Sat, 02/12/2011 – 03:38 – PokerPages Staff
In November last year, New Jersey claimed the honor of becoming the first state ever to pass a bill regulating and licensing online poker through its legislative body, the state senate. Governor Chris Christie has yet to declare whether he will use his power of veto to kill the bill, but in many respects it would be a surprising – and financially destructive – move if he did. The Governor is not known for his hostility to online poker and, presidential ambitions aside, he may be more inclined to adopt a pragmatic policy to increase much-needed revenue for his State – which taxing a lucrative internet poker business will certainly achieve – than try to appease his more fundamentalist Republican colleagues.
The latter are rarely satisfied that the descent into debauchery and decadence they fear can be halted; so terrified are they that we’re all poised to slide down the slippery slope into moral depravity that the moment one draconian law is passed, they immediately want another. Blocking this bill is unlikely to mollify them; they’re far more likely to seek more clampdowns and prohibitions instead. But what about other states? Can we begin to speak of a “New Jersey Effect?”
Just a few short years ago, it looked as though California might have beaten New Jersey to the statute book. Back in 2008, it was the Sunshine State which was poised to become the first in America to regulate and license online poker. But the coalition which had fought for the bill began to fight like cats in a sack, with card rooms and other gambling interests competing prematurely over who would get the biggest slice of the cake and the Indian casinos breaking out into some very unbrotherly infighting. The bill fell apart as a result.
But New Jersey’s recent success has started to refocus interest in a Californian equivalent. The new Executive Director of Poker Voters of America, Patrick Dorinson, is more confident than ever that his organization and the Morongo Tribe’s California Online Poker Association (COPA) can co-operate productively on getting a bill through the state legislature.

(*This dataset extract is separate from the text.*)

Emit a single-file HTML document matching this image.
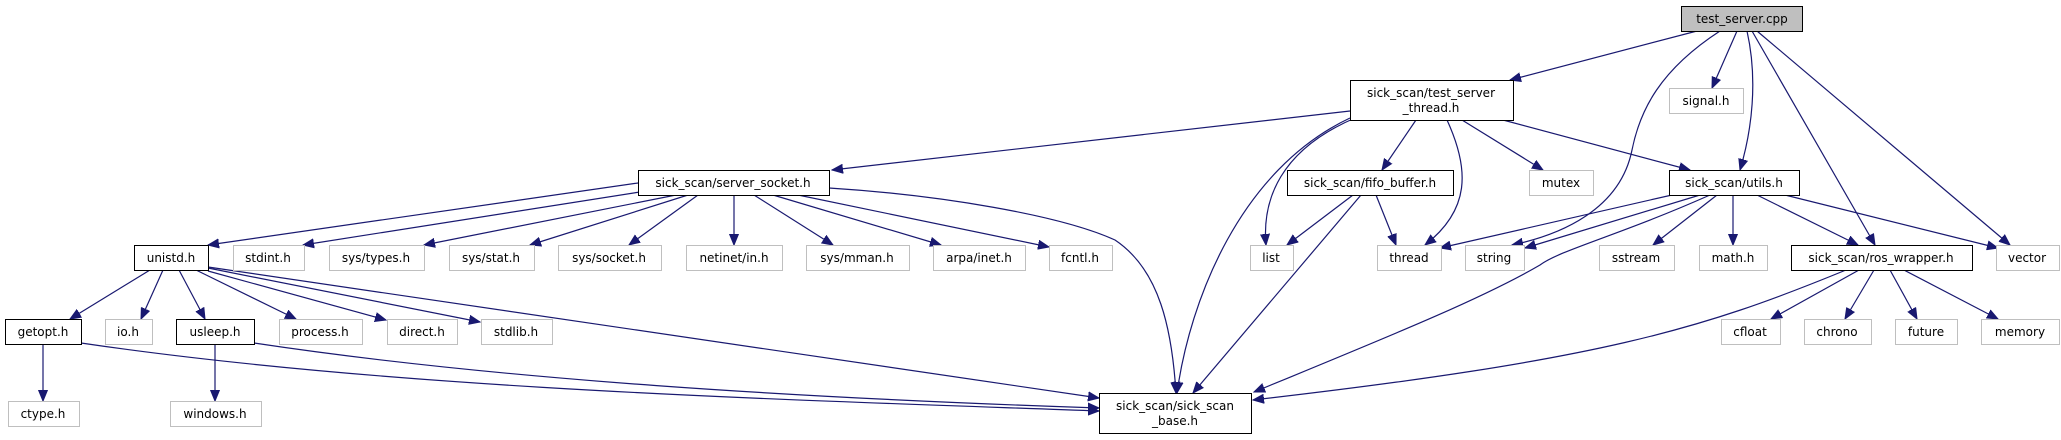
<!DOCTYPE html>
<html><head><meta charset="utf-8"><style>
html,body{margin:0;padding:0;background:#fff;}
svg{display:block;}
text{font-family:"DejaVu Sans","Liberation Sans",sans-serif;font-size:12px;fill:#000;}
</style></head><body>
<svg width="2061" height="440" viewBox="0 0 2061 440" xmlns="http://www.w3.org/2000/svg">
<defs>
<marker id="a" markerUnits="userSpaceOnUse" markerWidth="12" markerHeight="10" refX="11" refY="5" orient="auto">
<path d="M0,0.5 L11,5 L0,9.5 Z" fill="#191970" stroke="#191970"/>
</marker>
</defs>
<g fill="none" stroke="#191970" stroke-width="1.2" marker-end="url(#a)">
<!-- test_server.cpp -->
<path d="M1697,31 L1510,80"/>
<path d="M1720,31 C1660,70 1640,110 1632,150 C1620,210 1560,235 1512,245"/>
<path d="M1737,31 L1712,88"/>
<path d="M1747,31 C1758,80 1752,130 1740,170"/>
<path d="M1752,31 L1875,245"/>
<path d="M1757,31 L2010,245"/>
<!-- thread -->
<path d="M1350,111 L832,170"/>
<path d="M1350,118 C1240,170 1190,300 1177,393"/>
<path d="M1355,118 C1280,150 1262,200 1266,245"/>
<path d="M1416,120 L1382,170"/>
<path d="M1447,120 C1470,170 1470,210 1425,245"/>
<path d="M1462,120 L1543,170"/>
<path d="M1503,120 L1690,170"/>
<!-- fifo -->
<path d="M1353,195 L1287,245"/>
<path d="M1361,195 L1193,393"/>
<path d="M1376,195 L1396,245"/>
<!-- utils -->
<path d="M1672,195 L1440,248"/>
<path d="M1700,195 L1525,248"/>
<path d="M1710,195 C1620,235 1560,250 1540,265 C1480,300 1380,340 1254,392"/>
<path d="M1717,195 L1653,245"/>
<path d="M1733,195 L1733,245"/>
<path d="M1757,195 L1858,245"/>
<path d="M1785,195 L1998,248"/>
<!-- ros_wrapper -->
<path d="M1846,270 C1700,330 1600,360 1253,400"/>
<path d="M1859,270 L1771,319"/>
<path d="M1874,270 L1845,319"/>
<path d="M1890,270 L1917,319"/>
<path d="M1904,270 L1998,319"/>
<!-- server_socket -->
<path d="M638,183 L208,245"/>
<path d="M640,192 L303,245"/>
<path d="M676,195 L424,245"/>
<path d="M688,195 L530,245"/>
<path d="M698,195 L629,245"/>
<path d="M734,195 L734,245"/>
<path d="M754,195 L833,245"/>
<path d="M773,195 L941,245"/>
<path d="M798,195 L1049,247"/>
<path d="M829,188 C940,195 1060,215 1115,240 C1160,270 1172,330 1176,393"/>
<!-- unistd -->
<path d="M150,270 L70,319"/>
<path d="M163,270 L141,319"/>
<path d="M179,270 L205,319"/>
<path d="M196,270 L296,319"/>
<path d="M208,271 L386,320"/>
<path d="M208,268 L480,322"/>
<path d="M208,267 L1099,398"/>
<!-- getopt / usleep -->
<path d="M43,344 L43,401"/>
<path d="M81,343 C400,390 800,400 1099,411"/>
<path d="M215,344 L215,401"/>
<path d="M254,343 C500,380 800,398 1099,408"/>
</g>
<!-- nodes -->
<g stroke-width="1">
<rect x="1681.5" y="6.5" width="121" height="25" fill="#bfbfbf" stroke="#000"/>
<rect x="1350.5" y="80.5" width="163" height="40" fill="#fff" stroke="#000"/>
<rect x="1669.5" y="88.5" width="74" height="25" fill="#fff" stroke="#bfbfbf"/>
<rect x="638.5" y="170.5" width="191" height="25" fill="#fff" stroke="#000"/>
<rect x="1287.5" y="170.5" width="166" height="25" fill="#fff" stroke="#000"/>
<rect x="1529.5" y="170.5" width="64" height="25" fill="#fff" stroke="#bfbfbf"/>
<rect x="1669.5" y="170.5" width="130" height="25" fill="#fff" stroke="#000"/>
<rect x="134.5" y="245.5" width="74" height="25" fill="#fff" stroke="#000"/>
<rect x="233.5" y="245.5" width="71" height="25" fill="#fff" stroke="#bfbfbf"/>
<rect x="329.5" y="245.5" width="95" height="25" fill="#fff" stroke="#bfbfbf"/>
<rect x="449.5" y="245.5" width="85" height="25" fill="#fff" stroke="#bfbfbf"/>
<rect x="558.5" y="245.5" width="103" height="25" fill="#fff" stroke="#bfbfbf"/>
<rect x="686.5" y="245.5" width="96" height="25" fill="#fff" stroke="#bfbfbf"/>
<rect x="806.5" y="245.5" width="103" height="25" fill="#fff" stroke="#bfbfbf"/>
<rect x="933.5" y="245.5" width="92" height="25" fill="#fff" stroke="#bfbfbf"/>
<rect x="1049.5" y="245.5" width="63" height="25" fill="#fff" stroke="#bfbfbf"/>
<rect x="1250.5" y="245.5" width="43" height="25" fill="#fff" stroke="#bfbfbf"/>
<rect x="1377.5" y="245.5" width="64" height="25" fill="#fff" stroke="#bfbfbf"/>
<rect x="1465.5" y="245.5" width="59" height="25" fill="#fff" stroke="#bfbfbf"/>
<rect x="1599.5" y="245.5" width="75" height="25" fill="#fff" stroke="#bfbfbf"/>
<rect x="1699.5" y="245.5" width="68" height="25" fill="#fff" stroke="#bfbfbf"/>
<rect x="1791.5" y="245.5" width="181" height="25" fill="#fff" stroke="#000"/>
<rect x="1996.5" y="245.5" width="63" height="25" fill="#fff" stroke="#bfbfbf"/>
<rect x="5.5" y="319.5" width="76" height="25" fill="#fff" stroke="#000"/>
<rect x="105.5" y="319.5" width="47" height="25" fill="#fff" stroke="#bfbfbf"/>
<rect x="176.5" y="319.5" width="78" height="25" fill="#fff" stroke="#000"/>
<rect x="279.5" y="319.5" width="83" height="25" fill="#fff" stroke="#bfbfbf"/>
<rect x="387.5" y="319.5" width="70" height="25" fill="#fff" stroke="#bfbfbf"/>
<rect x="481.5" y="319.5" width="71" height="25" fill="#fff" stroke="#bfbfbf"/>
<rect x="1721.5" y="319.5" width="59" height="25" fill="#fff" stroke="#bfbfbf"/>
<rect x="1804.5" y="319.5" width="67" height="25" fill="#fff" stroke="#bfbfbf"/>
<rect x="1895.5" y="319.5" width="62" height="25" fill="#fff" stroke="#bfbfbf"/>
<rect x="1981.5" y="319.5" width="78" height="25" fill="#fff" stroke="#bfbfbf"/>
<rect x="8.5" y="401.5" width="71" height="25" fill="#fff" stroke="#bfbfbf"/>
<rect x="170.5" y="401.5" width="91" height="25" fill="#fff" stroke="#bfbfbf"/>
<rect x="1099.5" y="393.5" width="152" height="40" fill="#fff" stroke="#000"/>
</g>
<g text-anchor="middle">
<text x="1742" y="23">test_server.cpp</text>
<text x="1431" y="97">sick_scan/test_server</text>
<text x="1431" y="112">_thread.h</text>
<text x="1706" y="105">signal.h</text>
<text x="733" y="187">sick_scan/server_socket.h</text>
<text x="1370" y="187">sick_scan/fifo_buffer.h</text>
<text x="1561" y="187">mutex</text>
<text x="1734" y="187">sick_scan/utils.h</text>
<text x="171" y="262">unistd.h</text>
<text x="268" y="262">stdint.h</text>
<text x="376" y="262">sys/types.h</text>
<text x="491" y="262">sys/stat.h</text>
<text x="609" y="262">sys/socket.h</text>
<text x="734" y="262">netinet/in.h</text>
<text x="857" y="262">sys/mman.h</text>
<text x="979" y="262">arpa/inet.h</text>
<text x="1080" y="262">fcntl.h</text>
<text x="1271" y="262">list</text>
<text x="1409" y="262">thread</text>
<text x="1494" y="262">string</text>
<text x="1636" y="262">sstream</text>
<text x="1733" y="262">math.h</text>
<text x="1881" y="262">sick_scan/ros_wrapper.h</text>
<text x="2027" y="262">vector</text>
<text x="43" y="336">getopt.h</text>
<text x="128" y="336">io.h</text>
<text x="215" y="336">usleep.h</text>
<text x="320" y="336">process.h</text>
<text x="422" y="336">direct.h</text>
<text x="516" y="336">stdlib.h</text>
<text x="1750" y="336">cfloat</text>
<text x="1837" y="336">chrono</text>
<text x="1926" y="336">future</text>
<text x="2020" y="336">memory</text>
<text x="43" y="418">ctype.h</text>
<text x="215" y="418">windows.h</text>
<text x="1175" y="410">sick_scan/sick_scan</text>
<text x="1175" y="425">_base.h</text>
</g>
</svg>
</body></html>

Dorinson believes that a consensually agreed bill supported by these two major associations is now a real possibility. He certainly has strong credentials to achieve this ambition – Dorinson previously worked as a spokesperson for the Morongo Association. Interestingly, there seems to be a complete lack of rancor about his departure from that position: he was “let go” by COPA but maintains that it was a pragmatic decision borne of a budget cut and that he left on good terms. He subsequently threw his weight behind the Poker Voters of America because he remains committed to pushing for the legalization of online poker.
Dorinson is a veteran of Californian state politics, serving on Arnold Schwarzenegger’s press staff during the campaign to become Governor and playing a leading role during the 1990s in the Independent System Operator, the manager of California’s electricity grid.
He regards the New Jersey development as a valuable impetus to spur the supporters of online poker on in California. And, he insists, these now include most of the tribes and card rooms in the state, who have realized that internet poker – far from threatening their bricks-and-mortar establishments – is likely to help them prosper.
The coming weeks and months will reveal whether a New Jersey Effect has indeed got some wind into its sails; but with Californian politicians looking for ways of raising revenue without increasing taxes, the prospects for online poker look better than they have for a very long time.